All over the country, the men and women who bust their gut sacrificing many of life's luxuries so we can have ours, are being celebrated.

Now that's a concept worth bringing Down Under, don't you think?

Especially when we hear of how some of our drivers have been treated this week.

Ones like Queensland battler Peter Lewis who was hit with a $10,000 fine for green-lighting a trailer load of hay that was just fractionally over the allowable limit.

He wasn't flogging it off for the highest buck - it was heading to a drought-stricken farmer doing all he could to keep his livestock alive.

And what makes that even harder to swallow, is that in neighbouring NSW, where Peter has done much of his driving, the load would have been perfectly legal.

We've got to get more consistency - and simplicity - around basic rules like this. How hard can it be to fix this?

We heard similar messages from drivers at the ALC and ATA Supply Chain Safety and Compliance Summit in Melbourne.

Stories of how they're made to wait around on site for ridiculously long periods, are suffocating in audits and then have to scramble to make up the time.

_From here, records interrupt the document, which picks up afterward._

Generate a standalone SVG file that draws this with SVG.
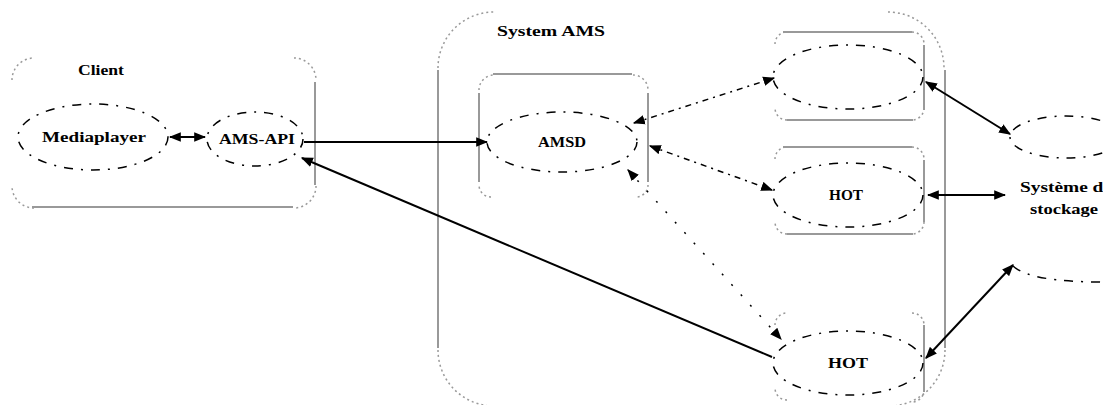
<svg xmlns="http://www.w3.org/2000/svg" width="1103" height="405" viewBox="0 0 1103 405">
  <defs>
    <marker id="arrow" viewBox="0 0 10 8" refX="9" refY="4" markerWidth="12" markerHeight="10" markerUnits="userSpaceOnUse" orient="auto-start-reverse">
      <path d="M0,0 L10,4 L0,8 Z" fill="#000"/>
    </marker>
  </defs>
  <style>
    .edge { stroke: #999; stroke-width: 2; fill: none; }
    .corner { stroke: #999; stroke-width: 1.5; fill: none; stroke-dasharray: 2 3; }
    .oval { stroke: #000; stroke-width: 1.5; fill: none; stroke-dasharray: 9 8 2 8; }
    .label { font-family: "Liberation Serif", "DejaVu Serif", serif; font-size: 14px; font-weight: bold; fill: #000; }
    .link { stroke: #000; stroke-width: 2; fill: none; }
    .dash { stroke: #000; stroke-width: 1.5; fill: none; stroke-dasharray: 6 5 2 5; }
    .sparse { stroke: #000; stroke-width: 1.5; fill: none; stroke-dasharray: 2 12; }
  </style>
  <rect width="1103" height="405" fill="#fff"/>

  <!-- Client container -->
  <g id="client">
    <path class="corner" d="M12,80 A22,22 0 0 1 34,58"/>
    <path class="corner" d="M294,58 A22,22 0 0 1 316,80"/>
    <path class="corner" d="M316,186 A22,22 0 0 1 294,208"/>
    <path class="corner" d="M34,208 A22,22 0 0 1 12,186"/>
    <path class="edge" d="M315,82 V185"/>
    <path class="edge" d="M32,207 H293"/>
    <text class="label" x="78" y="75" textLength="46" lengthAdjust="spacingAndGlyphs">Client</text>
  </g>

  <g id="mediaplayer">
    <ellipse class="oval" cx="93" cy="137" rx="75" ry="33"/>
    <text class="label" x="42" y="142" textLength="104" lengthAdjust="spacingAndGlyphs">Mediaplayer</text>
  </g>

  <g id="ams-api">
    <ellipse class="oval" cx="255" cy="139" rx="48" ry="27"/>
    <text class="label" x="219" y="144" textLength="76" lengthAdjust="spacingAndGlyphs">AMS-API</text>
  </g>

  <!-- System AMS container -->
  <g id="system-ams">
    <path class="corner" d="M438,68 A56,56 0 0 1 494,12"/>
    <path class="corner" d="M888,12 A56,56 0 0 1 944,68"/>
    <path class="corner" d="M438,350 A56,56 0 0 0 494,406"/>
    <path class="corner" d="M945,350 A56,56 0 0 1 889,406"/>
    <path class="edge" d="M438,70 V348"/>
    <path class="edge" d="M945,70 V348"/>
    <text class="label" x="497" y="36" textLength="108" lengthAdjust="spacingAndGlyphs">System AMS</text>
  </g>

  <g id="amsd">
    <path class="corner" d="M479,90 A15,15 0 0 1 494,75"/>
    <path class="corner" d="M633,75 A15,15 0 0 1 648,90"/>
    <path class="corner" d="M648,185 A12,12 0 0 1 636,197"/>
    <path class="corner" d="M491,197 A12,12 0 0 1 479,185"/>
    <path class="edge" d="M493,74 H632"/>
    <path class="edge" d="M479,93 V182"/>
    <path class="edge" d="M648,93 V182"/>
    <ellipse class="oval" cx="562" cy="142" rx="75" ry="30"/>
    <text class="label" x="538" y="147" textLength="48" lengthAdjust="spacingAndGlyphs">AMSD</text>
  </g>

  <g id="hot-top">
    <path class="corner" d="M775,44 A12,12 0 0 1 787,32"/>
    <path class="corner" d="M912,32 A12,12 0 0 1 924,44"/>
    <path class="corner" d="M924,108 A12,12 0 0 1 912,120"/>
    <path class="corner" d="M787,120 A12,12 0 0 1 775,108"/>
    <path class="edge" d="M783,32 H912"/>
    <path class="edge" d="M924,45 V110"/>
    <path class="edge" d="M787,120 H913"/>
    <ellipse class="oval" cx="848" cy="77" rx="75" ry="32"/>
  </g>

  <g id="hot-middle">
    <path class="corner" d="M775,159 A12,12 0 0 1 787,147"/>
    <path class="corner" d="M912,147 A12,12 0 0 1 924,159"/>
    <path class="corner" d="M924,222 A12,12 0 0 1 912,234"/>
    <path class="corner" d="M787,234 A12,12 0 0 1 775,222"/>
    <path class="edge" d="M783,147 H912"/>
    <path class="edge" d="M924,160 V222"/>
    <path class="edge" d="M787,234 H913"/>
    <ellipse class="oval" cx="848" cy="195" rx="75" ry="32"/>
    <text class="label" x="829" y="200" textLength="34" lengthAdjust="spacingAndGlyphs">HOT</text>
  </g>

  <g id="hot-bottom">
    <path class="corner" d="M775,325 A12,12 0 0 1 787,313"/>
    <path class="corner" d="M912,313 A12,12 0 0 1 924,325"/>
    <path class="corner" d="M924,390 A12,12 0 0 1 912,402"/>
    <path class="corner" d="M787,400 A12,12 0 0 1 775,388"/>
    <path class="edge" d="M924,325 V392"/>
    <ellipse class="oval" cx="848" cy="363" rx="75" ry="32"/>
    <text class="label" x="828" y="368" textLength="40" lengthAdjust="spacingAndGlyphs">HOT</text>
  </g>

  <!-- Storage system -->
  <g id="storage">
    <ellipse class="oval" cx="1066" cy="137" rx="56" ry="21"/>
    <path class="oval" d="M1013,266 Q1030,282 1103,282"/>
    <text class="label" x="1020" y="192" textLength="92" lengthAdjust="spacingAndGlyphs">Système de</text>
    <text class="label" x="1030" y="214" textLength="68" lengthAdjust="spacingAndGlyphs">stockage</text>
  </g>

  <!-- Connectors -->
  <g id="connectors">
    <path class="link" d="M170,137 L205,137" marker-start="url(#arrow)" marker-end="url(#arrow)"/>
    <path class="link" d="M304,142 L487,142" marker-end="url(#arrow)"/>
    <path class="link" d="M772,357 L302,158" marker-end="url(#arrow)"/>
    <path class="dash" d="M634,123 L774,78" marker-start="url(#arrow)" marker-end="url(#arrow)"/>
    <path class="dash" d="M650,146 L772,190" marker-start="url(#arrow)" marker-end="url(#arrow)"/>
    <path class="sparse" d="M628,170 L781,339" marker-start="url(#arrow)" marker-end="url(#arrow)"/>
    <path class="link" d="M926,82 L1010,134" marker-start="url(#arrow)" marker-end="url(#arrow)"/>
    <path class="link" d="M928,195 L1005,195" marker-start="url(#arrow)" marker-end="url(#arrow)"/>
    <path class="link" d="M926,358 L1013,265" marker-start="url(#arrow)" marker-end="url(#arrow)"/>
  </g>
</svg>
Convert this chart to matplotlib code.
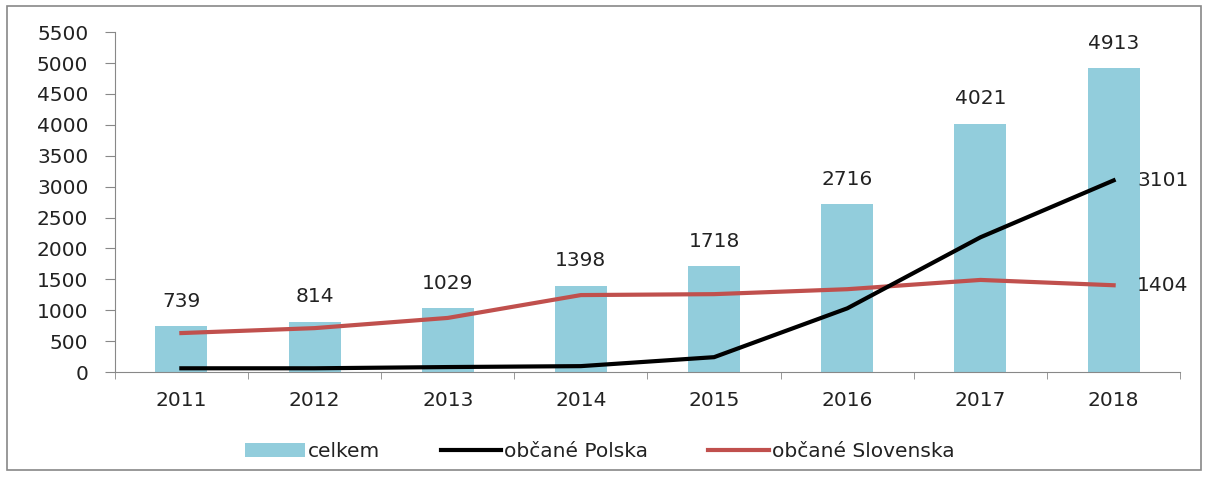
import matplotlib.pyplot as plt
import numpy as np
from matplotlib.patches import Rectangle

# === DATA ===
years = ["2011", "2012", "2013", "2014", "2015", "2016", "2017", "2018"]
celkem = [739, 814, 1029, 1398, 1718, 2716, 4021, 4913]
polska = [60, 60, 80, 95, 240, 1030, 2180, 3101]
slovenska = [630, 710, 875, 1245, 1260, 1340, 1490, 1404]

BAR_COLOR = "#92CDDC"
POL_COLOR = "#000000"
SVK_COLOR = "#C0504D"
TEXT_COLOR = "#222222"
FS = 14.5

plt.rcParams["font.family"] = ["DejaVu Sans"]

fig = plt.figure(figsize=(12.08, 4.8), dpi=100)
ax = fig.add_axes([0.095, 0.225, 0.882, 0.708])

x = np.arange(len(years))
ax.bar(x, celkem, width=0.39, color=BAR_COLOR, label="celkem", zorder=1)
ax.plot(x, polska, color=POL_COLOR, lw=3, label="občané Polska", zorder=3)
ax.plot(x, slovenska, color=SVK_COLOR, lw=3, label="občané Slovenska", zorder=2)

# value labels
for xi, v in zip(x, celkem):
    ax.annotate(str(v), (xi, v), xytext=(0, 11), textcoords="offset points",
                ha="center", va="bottom", fontsize=FS, color=TEXT_COLOR)
ax.annotate(str(polska[-1]), (x[-1], polska[-1]), xytext=(17, 0),
            textcoords="offset points", ha="left", va="center", fontsize=FS,
            color=TEXT_COLOR)
ax.annotate(str(slovenska[-1]), (x[-1], slovenska[-1]), xytext=(17, 0),
            textcoords="offset points", ha="left", va="center", fontsize=FS,
            color=TEXT_COLOR)

ax.set_xlim(-0.5, len(years) - 0.5)
ax.set_ylim(0, 5500)
ax.set_yticks(np.arange(0, 5501, 500))
ax.set_xticks(x)
ax.set_xticklabels(years)
ax.set_xticks(np.arange(-0.5, len(years), 1), minor=True)
ax.tick_params(axis="x", which="major", length=0, labelsize=FS, pad=14,
               labelcolor=TEXT_COLOR)
ax.tick_params(axis="x", which="minor", length=5, color="#888888", direction="out")
ax.tick_params(axis="y", length=7, color="#888888", labelsize=FS, pad=12,
               labelcolor=TEXT_COLOR)

for s in ["top", "right"]:
    ax.spines[s].set_visible(False)
for s in ["left", "bottom"]:
    ax.spines[s].set_color("#888888")

handles, labels = ax.get_legend_handles_labels()
order = [labels.index("celkem"), labels.index("občané Polska"),
         labels.index("občané Slovenska")]
ax.legend([handles[i] for i in order], [labels[i] for i in order],
          loc="center", bbox_to_anchor=(0.455, -0.233), ncol=3, frameon=False,
          fontsize=FS, handlelength=3.0, columnspacing=3.0, handletextpad=0.15,
          labelcolor=TEXT_COLOR)

# outer border
fig.patches.append(Rectangle((0.006, 0.02), 0.988, 0.968, transform=fig.transFigure,
                             fill=False, edgecolor="#888888", lw=1.2))

fig.savefig("out.png", dpi=100)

Let's hope the new Chain of Responsibility laws that come into play on October 1, turn the tide back their way.

The early signs are that they will.

Suddenly the executives and those behind the scenes are waking to the fact it's not just the driver who will be at fault if something goes awry. If you're anywhere along the supply chain, it's your neck that's also on the line.

Maybe now the drivers will finally start to get the respect they deserve.